## Task brief
Without the pictures, can you quote each line below exactly?

## Information supplied
========================================================================

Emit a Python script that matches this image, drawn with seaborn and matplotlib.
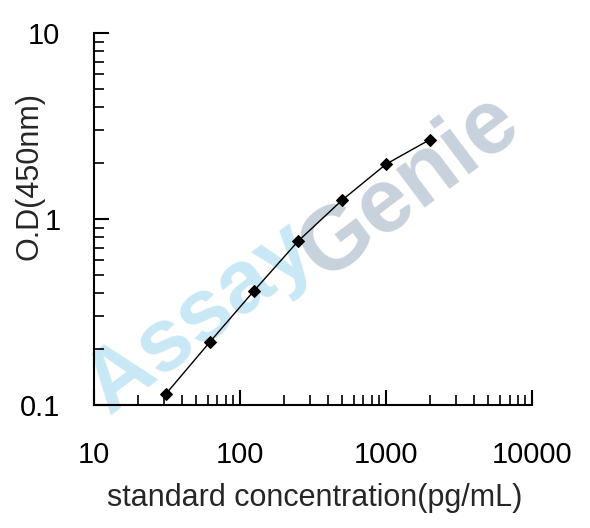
import matplotlib
matplotlib.use("Agg")
import matplotlib.pyplot as plt
import seaborn as sns
import pandas as pd
from matplotlib.ticker import LogLocator, NullFormatter, FixedLocator, FixedFormatter

# standard curve data
concentration = [31.25, 62.5, 125, 250, 500, 1000, 2000]
od_450 = [0.115, 0.219, 0.412, 0.761, 1.265, 1.976, 2.68]

x_ticks = [10, 100, 1000, 10000]
x_tick_labels = ["10", "100", "1000", "10000"]
y_ticks = [0.1, 1, 10]
y_tick_labels = ["0.1", "1", "10"]

df = pd.DataFrame({"conc": concentration, "od": od_450})

sns.set_style("ticks")
plt.rcParams["font.family"] = ["Liberation Sans", "DejaVu Sans"]

fig = plt.figure(figsize=(5.9, 5.28), dpi=100)
ax = fig.add_axes([0.159, 0.233, 0.743, 0.704])

# watermark behind the curve
ax.text(0.339, 0.396, "Assay", transform=fig.transFigure, rotation=37,
        ha="center", va="center", fontsize=64, fontweight="bold",
        color="#c9e8f6", zorder=0)
ax.text(0.695, 0.645, "Genie", transform=fig.transFigure, rotation=37,
        ha="center", va="center", fontsize=65, fontweight="bold",
        color="#c8d2dc", zorder=0)

sns.lineplot(data=df, x="conc", y="od", ax=ax, color="black", linewidth=1,
             marker="D", markersize=6, markeredgecolor="black", zorder=3)

ax.set_xscale("log")
ax.set_yscale("log")
ax.set_xlim(10, 10000)
ax.set_ylim(0.1, 10)

ax.xaxis.set_major_locator(FixedLocator(x_ticks))
ax.xaxis.set_major_formatter(FixedFormatter(x_tick_labels))
ax.yaxis.set_major_locator(FixedLocator(y_ticks))
ax.yaxis.set_major_formatter(FixedFormatter(y_tick_labels))
ax.xaxis.set_minor_locator(LogLocator(base=10, subs=range(2, 10)))
ax.yaxis.set_minor_locator(LogLocator(base=10, subs=range(2, 10)))
ax.xaxis.set_minor_formatter(NullFormatter())
ax.yaxis.set_minor_formatter(NullFormatter())

sns.despine(ax=ax)
for s in ["left", "bottom"]:
    ax.spines[s].set_linewidth(1.5)
    ax.spines[s].set_color("black")

ax.tick_params(axis="both", which="major", direction="in", length=11, width=1.5,
               labelsize=21, colors="black")
ax.tick_params(axis="both", which="minor", direction="in", length=7, width=1.2,
               colors="black")
ax.tick_params(axis="x", which="major", pad=26)
ax.tick_params(axis="y", which="major", pad=24)

ax.set_xlabel("standard concentration(pg/mL)", fontsize=22)
ax.set_ylabel("O.D(450nm)", fontsize=22)
ax.xaxis.set_label_coords(0.505, -0.21)
ax.yaxis.set_label_coords(-0.113, 0.617)

fig.savefig("out.png", dpi=100)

========================================================================

## Answer to this task
Emit a Python script that matches this image, drawn with seaborn and matplotlib.
import matplotlib
matplotlib.use("Agg")
import matplotlib.pyplot as plt
import seaborn as sns
import pandas as pd
from matplotlib.ticker import LogLocator, NullFormatter, FixedLocator, FixedFormatter

# standard curve data
concentration = [31.25, 62.5, 125, 250, 500, 1000, 2000]
od_450 = [0.115, 0.219, 0.412, 0.761, 1.265, 1.976, 2.68]

x_ticks = [10, 100, 1000, 10000]
x_tick_labels = ["10", "100", "1000", "10000"]
y_ticks = [0.1, 1, 10]
y_tick_labels = ["0.1", "1", "10"]

df = pd.DataFrame({"conc": concentration, "od": od_450})

sns.set_style("ticks")
plt.rcParams["font.family"] = ["Liberation Sans", "DejaVu Sans"]

fig = plt.figure(figsize=(5.9, 5.28), dpi=100)
ax = fig.add_axes([0.159, 0.233, 0.743, 0.704])

# watermark behind the curve
ax.text(0.339, 0.396, "Assay", transform=fig.transFigure, rotation=37,
        ha="center", va="center", fontsize=64, fontweight="bold",
        color="#c9e8f6", zorder=0)
ax.text(0.695, 0.645, "Genie", transform=fig.transFigure, rotation=37,
        ha="center", va="center", fontsize=65, fontweight="bold",
        color="#c8d2dc", zorder=0)

sns.lineplot(data=df, x="conc", y="od", ax=ax, color="black", linewidth=1,
             marker="D", markersize=6, markeredgecolor="black", zorder=3)

ax.set_xscale("log")
ax.set_yscale("log")
ax.set_xlim(10, 10000)
ax.set_ylim(0.1, 10)

ax.xaxis.set_major_locator(FixedLocator(x_ticks))
ax.xaxis.set_major_formatter(FixedFormatter(x_tick_labels))
ax.yaxis.set_major_locator(FixedLocator(y_ticks))
ax.yaxis.set_major_formatter(FixedFormatter(y_tick_labels))
ax.xaxis.set_minor_locator(LogLocator(base=10, subs=range(2, 10)))
ax.yaxis.set_minor_locator(LogLocator(base=10, subs=range(2, 10)))
ax.xaxis.set_minor_formatter(NullFormatter())
ax.yaxis.set_minor_formatter(NullFormatter())

sns.despine(ax=ax)
for s in ["left", "bottom"]:
    ax.spines[s].set_linewidth(1.5)
    ax.spines[s].set_color("black")

ax.tick_params(axis="both", which="major", direction="in", length=11, width=1.5,
               labelsize=21, colors="black")
ax.tick_params(axis="both", which="minor", direction="in", length=7, width=1.2,
               colors="black")
ax.tick_params(axis="x", which="major", pad=26)
ax.tick_params(axis="y", which="major", pad=24)

ax.set_xlabel("standard concentration(pg/mL)", fontsize=22)
ax.set_ylabel("O.D(450nm)", fontsize=22)
ax.xaxis.set_label_coords(0.505, -0.21)
ax.yaxis.set_label_coords(-0.113, 0.617)

fig.savefig("out.png", dpi=100)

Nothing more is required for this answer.